There are countless project management articles that outline how to be a successful project manager. And they’re great. However, sometimes, try as we might, the project we undertake fails miserably. So then what?
Well, then we listen to the words of JK Rowling. Read more to learn what to do when a project fails, how to realize the benefits of failure, and why failure can lead to future success.
Step 1: Conduct a Project Post-Mortem or Project Retrospective
“Ultimately, we all have to decide for ourselves what constitutes failure, but the world is quite eager to give you a set of criteria if you let it.” –J.K.’s commencement speech, Harvard 2008
The first step to benefiting from project failure is to take a good look at what went wrong in your project—and… what went right.
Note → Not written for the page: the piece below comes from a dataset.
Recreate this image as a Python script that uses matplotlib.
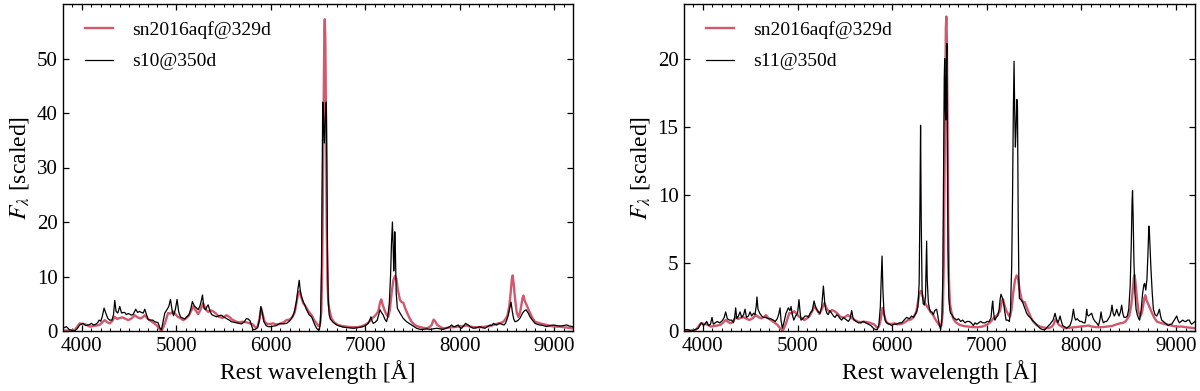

Analyze your project plan, the variance between your estimated hours and actual hours, available and used resources, and allocated and realized budget. Break down all steps of your process so you can uncover what was the root of your problem.
All too often, once we experience failure we chock up the whole experience as a “I’ll never do that again!” This is incorrect. Maybe, on the whole the project actually went well, and 80% was tackled correctly in the first place. If that’s the case, don’t dismiss the proper procedures. Instead, take time to do a project post-mortem so you can gain insight on the problems you faced, and what you did right. Then you can walk away with crucial data regarding how to implement your next project: what to do and what not to do.
Step 2: Improve Team Communication
“Failure meant a stripping away of the inessential” –J.K. Rowling
If the project you managed did not go as planned, this is a huge indicator that you should work to improve team communication.
How well your team communicates, to you, as a project manager, to each other, and to clients, all plays an important role in the success of a project.
More often than not, a project fails because somewhere down the line someone missed an important message, project requirements were misunderstood, or deadline and project updates got delivered incorrectly.
Even if this is not the case, and your team communicated routinely and effectively throughout, after a project fails you should take time to sit down and talk with your team. It’s important to seek feedback and share insights on how you can avoid past mistakes and improve future projects.
Step 3: Learn from Mistakes
“The knowledge that you have emerged wiser and stronger from setbacks means that you are, ever after, secure in your ability to survive.” –J.K. Rowling
Rarely ever does a project go 100% as planned. It is almost a guarantee that there will be something that could have been handled better. But instead of getting stressed about work mistakes or project failures, realize that it’s just a new perspective in your repertoire that will lend you to better decision-making in the future.